Let’s begin with the basics, shore power or shore supply is the provision of shore side electrical power to a ship at berth while its main and auxiliary engines are shut down. Shore power saves consumption of fuel that would otherwise be used to power vessels while in port and eliminates the air pollution associated with consumption of that fuel, as well as reducing noise.

Shore power is great, if everything aligns to allow it to work as intended. 

Factors that need to be considered when determining the viability of shore power include:

  1. Shore power is generated in a cleaner manner than shipboard power
  2. The shore side power can provide enough reliable energy to allow the vessel to shut off its engines
  3. The ship needs to be in port long enough to make it worthwhile to “plug in” – it can take up to 45 minutes after docking and before leaving to facilitate the process of connecting shore power and shutting down engines
  4. A critical volume of ships calling into the port need to be shore power capable
  5. The cost of power per KwH and the cost of installation must be low enough to incentivize ship owners to plug in

The land-based source for shore power may come from grid power from an electric utility company, but there is also a possibility for an external remote generator. These generators may be powered by diesel or renewable energy sources such as wind or solar. However, to install a shore power station, it takes a sufficient source of power to sustain it and financial support, from government for example.

Provided the shore power is generated through clean energy, it can completely eliminate any emissions associated with running diesel engines.  If the power is not clean, it simply moves the emissions to a different location.

So, why is there not shore power at the Victoria Cruise Ship Terminal?

There are a lot of reasons shore power hasn’t been installed at the  Victoria Cruise Ship Terminal, but one of the biggest reasons is that the terminal does not currently have access to enough power to adequately support a full-size cruise vessel.  The terminal has shore power in place for the Cable Innovator, which has significantly lower power demands than most of the vessels calling to the terminal. For larger vessels with thousands of guests and crew, the individual power demand, or hotelling power requirement, is higher.

Standardization is also an interesting issue, since, the location of the plug on the vessel is not standardized, even though the plug on the vessels are.

A decision to invest in shore power to service the larger vessels has not been made as yet, partially due to availability of power, the number of ships that are shore power enabled, a sufficient business case, and the cost vs. operational reality.

Shore power is an effective way of reducing air emissions and improving local air quality. Additionally, by providing ship operators with an alternative to running diesel auxiliary engines while docked, shore power technology also reduces ship owners’ fuel costs.

The next steps in this process and moving towards establishing shore power at our terminal  is continued consultation, investigation, and research.
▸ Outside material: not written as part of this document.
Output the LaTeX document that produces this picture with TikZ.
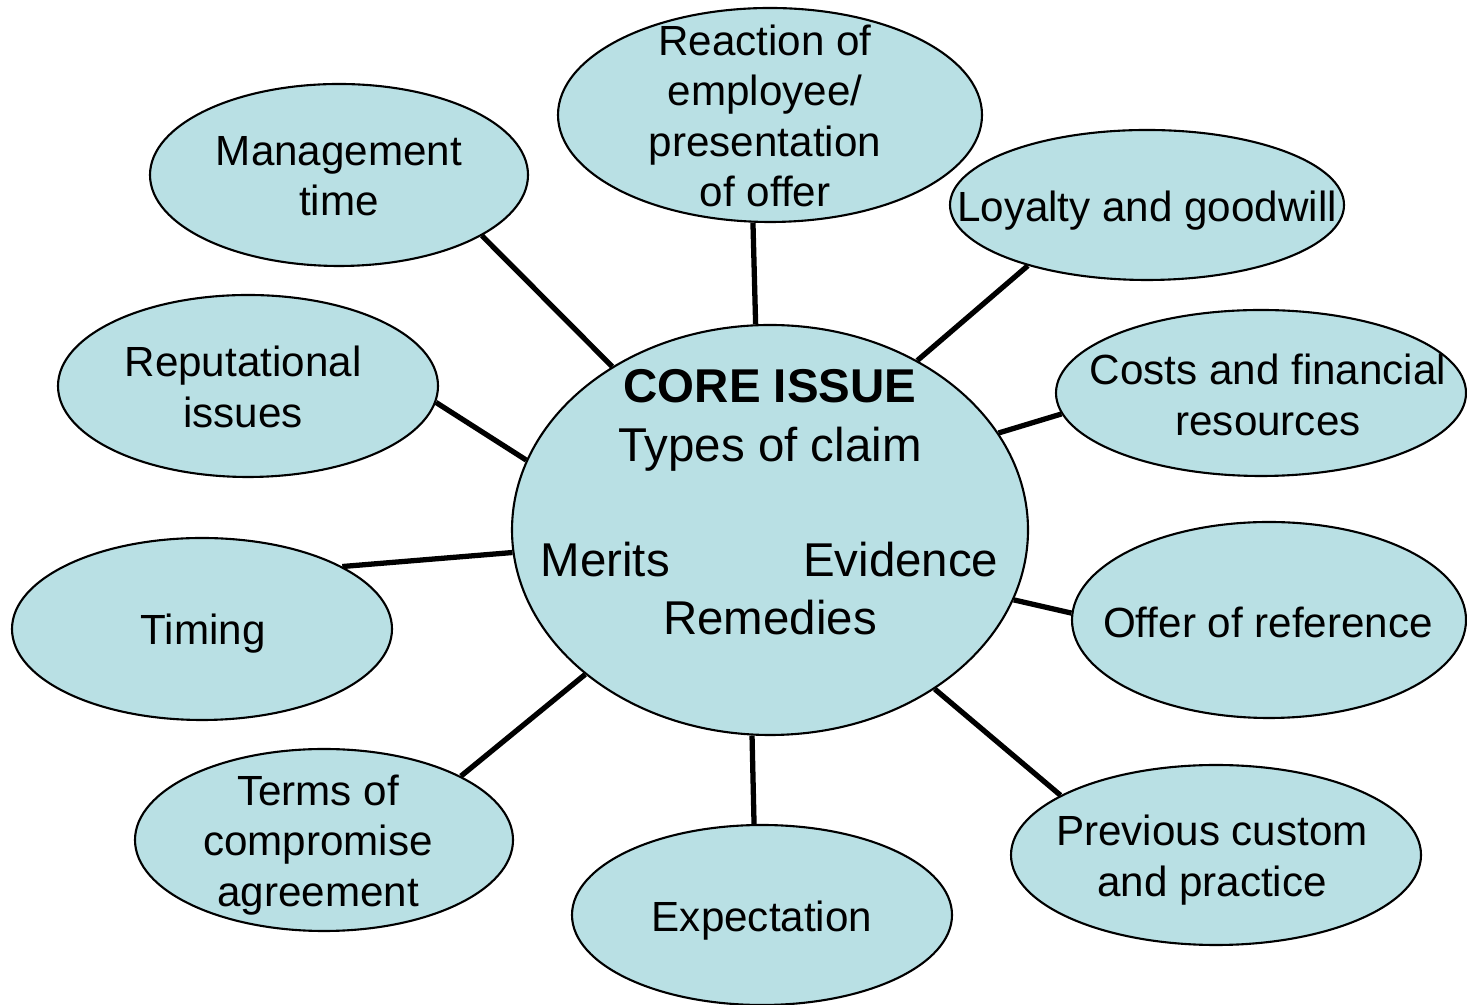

We are currently working with Synergy Enterprises on a full-scale emissions inventory of the entire terminal, including ship emissions, ground transportation, and our building infrastructure. With this information, due to be delivered mid-summer, we will have the ability to fully-develop a business case to further reduce emissions, continue our path forward to improving energy efficiency, and determine the best options on the topic of shore power.